In fact, the comparisons to the 1930s make a lot more sense if you compare Muslims to the Nazis. And there was a connection, even during WW2. Adolf Hitler is reputed to have stated his admiration for Islam, and thought it would be a better match for Nazism than Christianity, with its stupid notions of compassion for inferior people. Hajj Amin al-Husseini, the grand mufti of Jerusalem and the leader of Muslim fundamentalists in Palestine, resided in Berlin as a welcome guest of the Nazis throughout the years of the Holocaust. The Nazi-Islamic love affair remains strong. Hitler’s ‘Mein Kampf’ is a bestseller in Islamic nations such as Turkey, at the same time as Turkish PM Erdogan wants anti-Islamism to be accepted as a crime against humanity in the EU. And not few Muslim leaders state their wish to finish what the Nazis started. Broadcasts from imams in the Palestinian Authority have stated that: “The day will come when we will rule America. The day will come when we will rule Britain and the entire world – except for the Jews. Listen to the Prophet Muhammad, who tells you about the evil end that awaits Jews. The stones and trees will want the Muslims to finish off every Jew.”
Read it all.
As much as I understand the point here, comparisons to Nazism always make me wary, either because they trivialize Nazism or because their overuse trivializes the current horrors being perpetuated.
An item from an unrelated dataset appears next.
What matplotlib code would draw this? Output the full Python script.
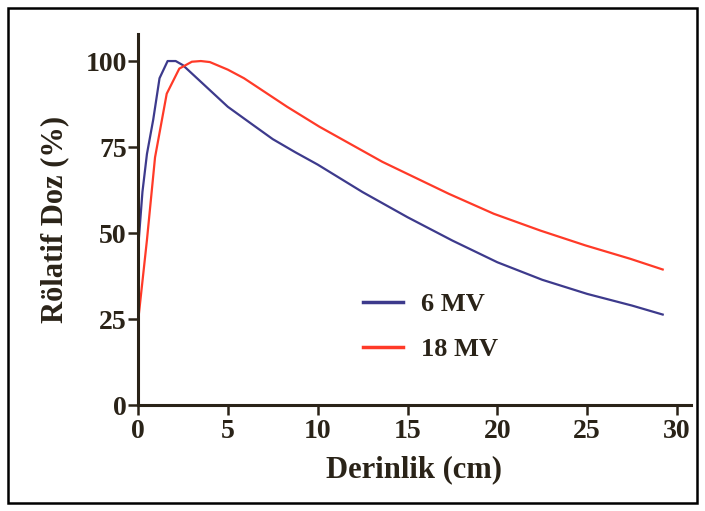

It is also fascinating when pretentious professors and their minions pretend intellectual prowess and have the gall to minimize by co-opting. I would not have the indecency to put up a Christmas tree and call it anything other than a Christmas tree…and would not put an eye of G-d on my forehead…and would not play with Ramadan. Who are these bums to tinker and minimize what is a part of me? {And in the case of the professor and the lawyer in the article, what did their forebears do to stop the Holocaust, Darfur, Armenia, or anything else?
I consider a public Xmas tre, the same idea as a public Menorah, or a public dinner to break the Ramadan fast. A public acknowledgement by a particular religion of something that is sacred to that religion and that religion alone. I would not be part of the celebration of another religion, but I would not regard it as something to be suppressed.